The High Court Attorney’s Office is calling for a 15-year prison term for the former head of Spain’s largest employers association, over the collapse of his defunct Grupo Marsans travel conglomerate.
Gerardo Díaz Ferrán, 71, the ex-president of the CEOE, faces charges of concealing assets, bankruptcy fraud and money laundering. The disgraced businessman has been in custody at Madrid’s Soto del Real prison since his arrest in December 2012; investigators believe that he concealed his assets to prevent 10,000 creditors from collecting the estimated €400 million he owed them.
The man who was in charge of liquidating the business group, Ángel de Cabo, could spend up to eight years behind bars for his role in deliberately gutting Marsans.
Besides the prison terms, Díaz Ferrán is facing fines of €5.12 million.
“Such a deplorable situation
was becoming a threat to their
very high living standards”
Last December, a Madrid court sentenced him to two years and two months in jail for tax fraud.

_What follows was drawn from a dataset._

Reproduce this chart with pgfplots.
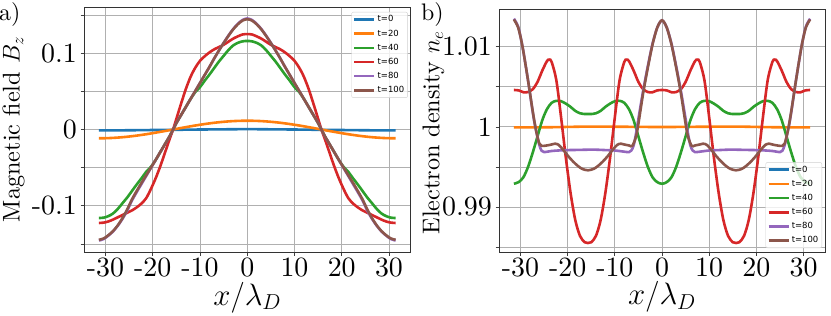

By September, prosecutors had traced some €88 million in assets and properties – including luxury apartments in New York – to his name.
The Attorney’s Office believes that Díaz Ferrán, his deceased business partner Gonzalo Pascual and De Cabo hatched a plan in which the first two would transfer all their corporate and personal assets to the latter, and that De Cabo would later pay each of them €8 million in monthly instalments of €100,000, so that the two of them “would continue to live with the same or similar opulence, despite being formally insolvent.”

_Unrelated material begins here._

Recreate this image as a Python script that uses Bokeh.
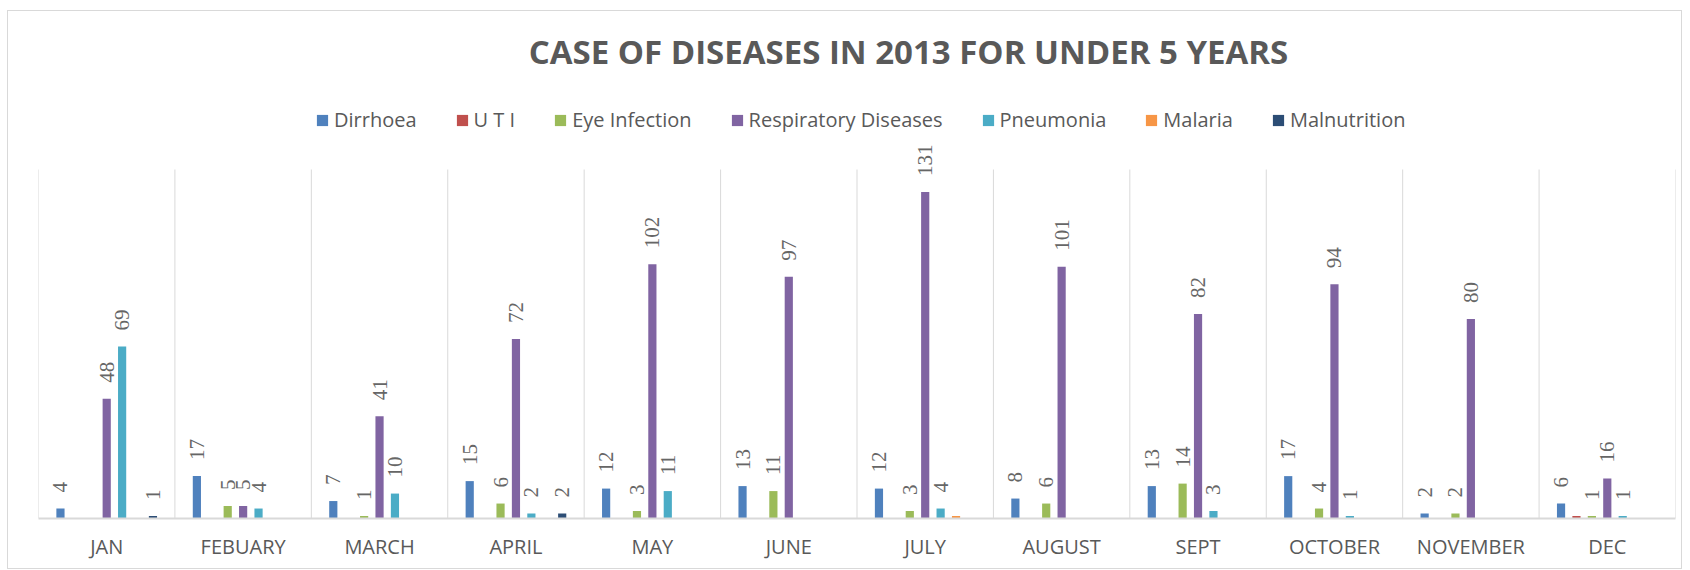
import numpy as np
from bokeh.plotting import figure
from bokeh.models import ColumnDataSource, Legend, LegendItem, Range1d, FactorRange, Label
from bokeh.transform import dodge
from bokeh.embed import file_html
from bokeh.resources import INLINE
from bokeh.core.properties import value

months = ["JAN", "FEBUARY", "MARCH", "APRIL", "MAY", "JUNE", "JULY",
          "AUGUST", "SEPT", "OCTOBER", "NOVEMBER", "DEC"]
series_names = ["Dirrhoea", "U T I", "Eye Infection", "Respiratory Diseases",
                "Pneumonia", "Malaria", "Malnutrition"]
dirrhoea = [4, 17, 7, 15, 12, 13, 12, 8, 13, 17, 2, 6]
uti = [0, 0, 0, 0, 0, 0, 0, 0, 0, 0, 0, 1]
eye_infection = [0, 5, 1, 6, 3, 11, 3, 6, 14, 4, 2, 1]
respiratory = [48, 5, 41, 72, 102, 97, 131, 101, 82, 94, 80, 16]
pneumonia = [69, 4, 10, 2, 11, 0, 4, 0, 3, 1, 0, 1]
malaria = [0, 0, 0, 0, 0, 0, 1, 0, 0, 0, 0, 0]
malnutrition = [1, 0, 0, 2, 0, 0, 0, 0, 0, 0, 0, 0]
# data labels not shown in the reference
hidden_labels = [("U T I", "DEC"), ("Malaria", "JULY")]
title_text = "CASE OF DISEASES IN 2013 FOR UNDER 5 YEARS"
axis_max = 140

colors = ["#4F81BD", "#C0504D", "#9BBB59", "#8064A2", "#4BACC6", "#F79646", "#2C4D75"]
all_values = [dirrhoea, uti, eye_infection, respiratory, pneumonia, malaria, malnutrition]

data = {"month": months}
for i, (name, vals) in enumerate(zip(series_names, all_values)):
    data[f"s{i}"] = vals
    data[f"l{i}"] = ["" if (v == 0 or (name, m) in hidden_labels) else str(v)
                     for v, m in zip(vals, months)]
src = ColumnDataSource(data)

# layout in pixels
W, H = 1675, 559
border_bottom = 52
frame_h = H - border_bottom
plot_h = 349          # pixel height of the 0..axis_max region
y_end = axis_max * frame_h / plot_h

p = figure(width=W, height=H, x_range=FactorRange(factors=months, range_padding=0),
           y_range=Range1d(0, y_end), output_backend="svg", toolbar_location=None,
           min_border_left=30, min_border_right=8, min_border_top=0, min_border_bottom=border_bottom,
           margin=(10, 0, 0, 7), styles={"border": "1px solid #d9d9d9"})
p.outline_line_color = None
p.background_fill_color = "white"
p.border_fill_color = "white"
p.grid.visible = False
p.yaxis.visible = False

# category separators
sep_src = ColumnDataSource({"month": months, "y0": [0] * len(months), "y1": [axis_max] * len(months)})
end_src = ColumnDataSource({"month": months[-1:], "y0": [0], "y1": [axis_max]})
p.segment(x0=dodge("month", -0.5, range=p.x_range), x1=dodge("month", -0.5, range=p.x_range),
          y0="y0", y1="y1", source=sep_src, line_color="#d9d9d9", line_width=1)
p.segment(x0=dodge("month", 0.5, range=p.x_range), x1=dodge("month", 0.5, range=p.x_range),
          y0="y0", y1="y1", source=end_src, line_color="#d9d9d9", line_width=1)

step = 0.113
bar_w = 0.06
renderers = []
for i, name in enumerate(series_names):
    off = (i - 3) * step
    r = p.vbar(x=dodge("month", off, range=p.x_range), top=f"s{i}", width=bar_w,
               source=src, fill_color=colors[i], line_color=None)
    renderers.append(r)
    p.text(x=dodge("month", off, range=p.x_range), y=f"s{i}", text=f"l{i}", source=src,
           angle=np.pi / 2, text_align="left", text_baseline="middle", y_offset=-16,
           text_font=value("Liberation Serif"), text_font_size="21px", text_color="#666666")

p.xaxis.axis_line_color = "#d9d9d9"
p.xaxis.axis_line_width = 2
p.xaxis.major_tick_line_color = None
p.xaxis.minor_tick_line_color = None
p.xaxis.major_label_standoff = 8
p.xaxis.major_label_text_font = "Open Sans"
p.xaxis.major_label_text_font_size = "20px"
p.xaxis.major_label_text_color = "#595959"

legend = Legend(items=[LegendItem(label=n, renderers=[r]) for n, r in zip(series_names, renderers)],
                orientation="horizontal", location=(277, 385), border_line_color=None,
                background_fill_alpha=0, label_text_font="Open Sans", label_text_font_size="20px",
                label_text_color="#595959", glyph_width=14, glyph_height=14, label_standoff=5,
                spacing=38, padding=5, margin=0)
p.add_layout(legend, "center")

title = Label(x=870, y=frame_h - 40, x_units="screen", y_units="screen", text=title_text,
              text_align="center", text_baseline="middle", text_font="Open Sans",
              text_font_size="33px", text_font_style="bold", text_color="#595959")
p.add_layout(title)

open("out.html", "w").write(file_html(p, INLINE))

The various methods used by De Cabo allowed him to take nearly €30 million out of Grupo Marsans’ business units, including the airline Air Comet and the travel agency Viajes Marsans.
Starting in 2009, Grupo Marsans began to rack up debt, and creditors demanded that the business partners back it up with their personal assets. The lawsuits began to pile up. The business group’s liabilities were upwards of €310 million.
According to the attorney’s statement, “such a deplorable situation […] was becoming a threat to the very high living standards” enjoyed by Díaz Ferrán and Pascual, and so “they decided to save most of their wealth from the inevitable seizure by systematically emptying out their personal and business assets, which was clearly detrimental to their creditors.”